ECLI:NL:RBDHA:2024:16073
Rechtbank Den Haag
- Eerste aanleg - enkelvoudig
- Rechtspraak.nl
Beroep tegen niet tijdig nemen van besluit op aanvraag om verlening van machtiging tot voorlopig verblijf
In deze zaak heeft eiser beroep ingesteld tegen het niet tijdig nemen van een besluit op zijn aanvraag om verlening van een machtiging tot voorlopig verblijf in het kader van nareis voor vier personen. De rechtbank, zittende in Middelburg, heeft op 2 oktober 2024 uitspraak gedaan. Eiser had zijn aanvraag op 11 november 2023 ingediend, en verweerder, de minister van Asiel en Migratie, had op grond van de Vreemdelingenwet 2000 binnen 90 dagen moeten beslissen. De beslistermijn was echter verlengd met drie maanden, waardoor verweerder uiterlijk op 9 mei 2024 een besluit had moeten nemen. Eiser heeft verweerder op 5 juni 2024 rechtsgeldig in gebreke gesteld en op 2 juli 2024 beroep ingesteld, wat tijdig was.
De rechtbank oordeelde dat het beroep kennelijk gegrond was, omdat verweerder niet binnen de gestelde termijn had beslist. Verweerder had verzocht om de behandeling van het beroep aan te houden tot de aanvraag in behandeling kon worden genomen, maar de rechtbank wees dit verzoek af. De rechtbank legde verweerder een termijn van twee weken op om een besluit bekend te maken, met de mogelijkheid om deze termijn te verlengen in bijzondere gevallen. De rechtbank bepaalde dat verweerder een dwangsom van € 100 per dag verbeurt voor elke dag dat deze termijn wordt overschreden, met een maximum van € 7.500.

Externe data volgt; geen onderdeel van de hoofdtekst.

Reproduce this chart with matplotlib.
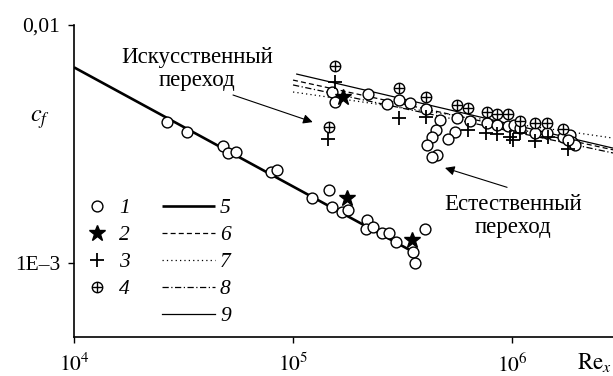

Daarnaast heeft de rechtbank vastgesteld dat verweerder aan eiser € 1.442 aan bestuurlijke dwangsommen heeft verbeurd, en veroordeelde verweerder tot betaling van de proceskosten van eiser ter hoogte van € 437,50, evenals de vergoeding van het griffierecht van € 187. De uitspraak is openbaar gemaakt en bevatte informatie over de mogelijkheid tot verzet tegen de uitspraak.